Anand finally gets the opportunity to go to America, which delights his father, and they make preparations to go there. When Anand goes to his boss, he finds out that his father doesn't get a visa to America. He decides that since his father cannot go, he will not go. Pooja firmly agrees with him. Swami overhears this and decides he will live in a care home and gets a place for one, but Anand doesn't want to leave him. However, Swami tries to tell him that this was what his mother wanted.

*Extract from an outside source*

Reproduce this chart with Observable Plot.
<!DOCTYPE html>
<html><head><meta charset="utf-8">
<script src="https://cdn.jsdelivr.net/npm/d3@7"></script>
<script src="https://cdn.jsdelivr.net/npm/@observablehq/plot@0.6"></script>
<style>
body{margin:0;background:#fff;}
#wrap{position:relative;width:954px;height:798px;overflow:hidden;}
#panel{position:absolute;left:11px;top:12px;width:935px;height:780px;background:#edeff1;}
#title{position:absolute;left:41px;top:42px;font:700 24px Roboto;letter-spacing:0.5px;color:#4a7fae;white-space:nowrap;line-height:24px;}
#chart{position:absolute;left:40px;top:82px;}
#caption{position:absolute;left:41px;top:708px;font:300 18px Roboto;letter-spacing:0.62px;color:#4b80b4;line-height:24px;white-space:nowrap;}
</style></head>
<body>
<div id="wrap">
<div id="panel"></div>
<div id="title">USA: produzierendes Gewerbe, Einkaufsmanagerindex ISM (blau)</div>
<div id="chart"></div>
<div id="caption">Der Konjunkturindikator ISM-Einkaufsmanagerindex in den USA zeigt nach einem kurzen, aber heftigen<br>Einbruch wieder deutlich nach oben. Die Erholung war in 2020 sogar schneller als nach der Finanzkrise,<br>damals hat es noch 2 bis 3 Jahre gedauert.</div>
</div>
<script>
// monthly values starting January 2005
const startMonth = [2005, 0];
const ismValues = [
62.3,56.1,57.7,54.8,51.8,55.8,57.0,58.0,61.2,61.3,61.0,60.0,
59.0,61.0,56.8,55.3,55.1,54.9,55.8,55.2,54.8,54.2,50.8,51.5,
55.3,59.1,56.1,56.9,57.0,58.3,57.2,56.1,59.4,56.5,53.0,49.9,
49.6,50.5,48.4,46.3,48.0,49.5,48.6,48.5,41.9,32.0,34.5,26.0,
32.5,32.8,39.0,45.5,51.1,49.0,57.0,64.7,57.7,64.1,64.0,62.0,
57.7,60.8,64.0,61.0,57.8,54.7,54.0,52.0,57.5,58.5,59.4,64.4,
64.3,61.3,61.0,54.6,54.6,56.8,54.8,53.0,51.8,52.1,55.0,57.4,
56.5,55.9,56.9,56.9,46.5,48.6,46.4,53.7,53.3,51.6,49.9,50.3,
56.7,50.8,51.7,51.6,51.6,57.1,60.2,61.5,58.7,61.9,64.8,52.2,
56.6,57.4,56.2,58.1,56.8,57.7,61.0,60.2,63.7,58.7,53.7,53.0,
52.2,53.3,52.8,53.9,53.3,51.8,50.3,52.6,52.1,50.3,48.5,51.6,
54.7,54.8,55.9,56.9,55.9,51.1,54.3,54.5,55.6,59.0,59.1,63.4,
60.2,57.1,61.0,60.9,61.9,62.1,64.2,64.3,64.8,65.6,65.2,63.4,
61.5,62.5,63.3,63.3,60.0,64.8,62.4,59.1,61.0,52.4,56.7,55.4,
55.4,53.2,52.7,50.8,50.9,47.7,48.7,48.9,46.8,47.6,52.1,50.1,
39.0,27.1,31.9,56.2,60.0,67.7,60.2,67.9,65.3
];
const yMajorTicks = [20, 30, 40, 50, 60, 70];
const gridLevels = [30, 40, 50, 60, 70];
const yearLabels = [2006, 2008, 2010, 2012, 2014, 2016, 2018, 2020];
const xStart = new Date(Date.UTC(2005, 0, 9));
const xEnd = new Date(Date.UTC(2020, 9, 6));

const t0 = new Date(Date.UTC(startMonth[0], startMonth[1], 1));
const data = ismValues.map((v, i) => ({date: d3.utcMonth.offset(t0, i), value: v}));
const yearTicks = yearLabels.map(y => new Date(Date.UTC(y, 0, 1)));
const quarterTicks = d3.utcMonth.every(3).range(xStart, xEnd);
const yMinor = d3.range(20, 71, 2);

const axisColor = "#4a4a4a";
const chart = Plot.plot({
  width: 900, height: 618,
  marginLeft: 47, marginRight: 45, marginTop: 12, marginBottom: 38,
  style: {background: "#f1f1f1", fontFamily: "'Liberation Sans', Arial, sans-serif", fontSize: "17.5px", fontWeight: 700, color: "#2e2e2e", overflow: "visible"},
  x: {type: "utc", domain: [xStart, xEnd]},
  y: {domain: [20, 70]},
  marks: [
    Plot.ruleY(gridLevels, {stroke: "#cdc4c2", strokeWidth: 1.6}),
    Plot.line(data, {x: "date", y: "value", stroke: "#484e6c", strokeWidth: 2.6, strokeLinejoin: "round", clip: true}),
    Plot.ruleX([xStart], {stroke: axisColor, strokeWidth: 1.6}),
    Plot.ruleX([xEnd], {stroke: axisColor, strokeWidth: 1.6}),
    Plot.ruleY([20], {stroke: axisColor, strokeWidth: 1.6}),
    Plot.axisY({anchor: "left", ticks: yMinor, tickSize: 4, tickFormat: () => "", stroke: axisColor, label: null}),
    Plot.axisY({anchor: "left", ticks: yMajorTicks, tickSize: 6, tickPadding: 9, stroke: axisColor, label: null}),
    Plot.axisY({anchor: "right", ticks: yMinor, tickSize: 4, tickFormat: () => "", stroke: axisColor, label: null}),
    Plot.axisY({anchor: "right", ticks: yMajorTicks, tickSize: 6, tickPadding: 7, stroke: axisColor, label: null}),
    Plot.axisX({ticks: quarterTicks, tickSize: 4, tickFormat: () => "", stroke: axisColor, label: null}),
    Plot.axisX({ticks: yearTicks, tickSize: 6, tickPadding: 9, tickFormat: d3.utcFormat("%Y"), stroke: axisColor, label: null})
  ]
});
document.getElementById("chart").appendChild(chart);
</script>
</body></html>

In the end, Swami is waving goodbye to his son and daughter-in-law tearfully. He goes inside a room and finds his rocking chair, and at this point, he realises that Radha knew it belonged to him when she was on her deathbed. The film ends with Swami crying and hugging the chair.

==Cast==
- Manoj Bajpayee as Swami
- Juhi Chawla as Radha
- Maninder Singh as Anand
- Neha Pendse as Pooja
- Vivek Shauq as Waman Pandit
- Amey Pandya as Gotiya
- Deep as Pandu
- Nevil

== Soundtrack ==
The music was composed by Nitz 'N' Sony, and the songs were sung by K.S.Chithra & Hariharan.

== Critical reception ==
A critic from The Times of India wrote that "Needless to say, the highpoint of this senti soap are the performances by the lead actors". A critic from Bollywood Hungama rated the film two-and-a-half out of five stars and wrote that "SWAMI marks the birth of a sensitive storyteller -- Ganesh Acharya. The film is rich in emotions and that's one thing that can never go out of fashion." A critic from Hindustan Times wrote that "The direction is straight and simple. Bajpai and Chawla are always a delight to watch. The trouble is that eventually the narrative is too darn earnest, jilebi sweet and cripplingly slow."